The planning commission unanimously agreed to give final approval to The Waterfront’s phase one final approval, with some conditions. One of those conditions involves public access to the River Walk and other public areas of the development.

Hefele said the city and developers have met several times to hammer out a public access agreement to ensure that the River Walk is open to the public.

He said issues that still need to be resolved in that agreement include maintenance, liability and rules and regulations for use of the area.

Hefele told the commission: “That agreement is more of a city administrative matter than a planning commission matter. We recommend your approval be conditioned on the developers resolving those issues with the city.”

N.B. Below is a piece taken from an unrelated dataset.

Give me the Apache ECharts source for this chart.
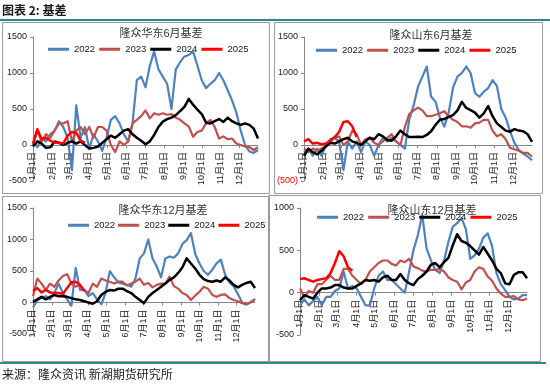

The Waterfront project is being done by Waterfront Redevelopment Partners, a partnership between Jaindl Properties and Dunn Twiggar Company,

Apartments in the Parkway

Apartments in the Parkway, which will have a total of 170 units, will be built on the opposite side of Little Lehigh Creek from the intersection of Martin Luther King Drive and Lehigh Parkway East.

They will rise at 1605-1626 Lehigh Parkway East, on about four acres of undeveloped land just east of where that road bends and drops down the hill toward the humped bridge over the creek.

The triangular “island” where Lehigh Parkway East meets Lehigh Parkway North near the north end of another nearby bridge will be eliminated, replaced with a T-shaped intersection.

The new buildings will be just below the Regency Towers high-rise apartment building that stands above that narrow section of the parkway.

Jeffrey Ott, engineer for the project, predicted construction of the two buildings might begin in spring. He added completion will take at least 12-18 months.

A condition of the planning commission’s final approval will be that the developer and city administration must reach an agreement involving a drainage easement for a swale that will carry storm water run-off from the apartments across a narrow section of Lehigh Parkway and into the creek.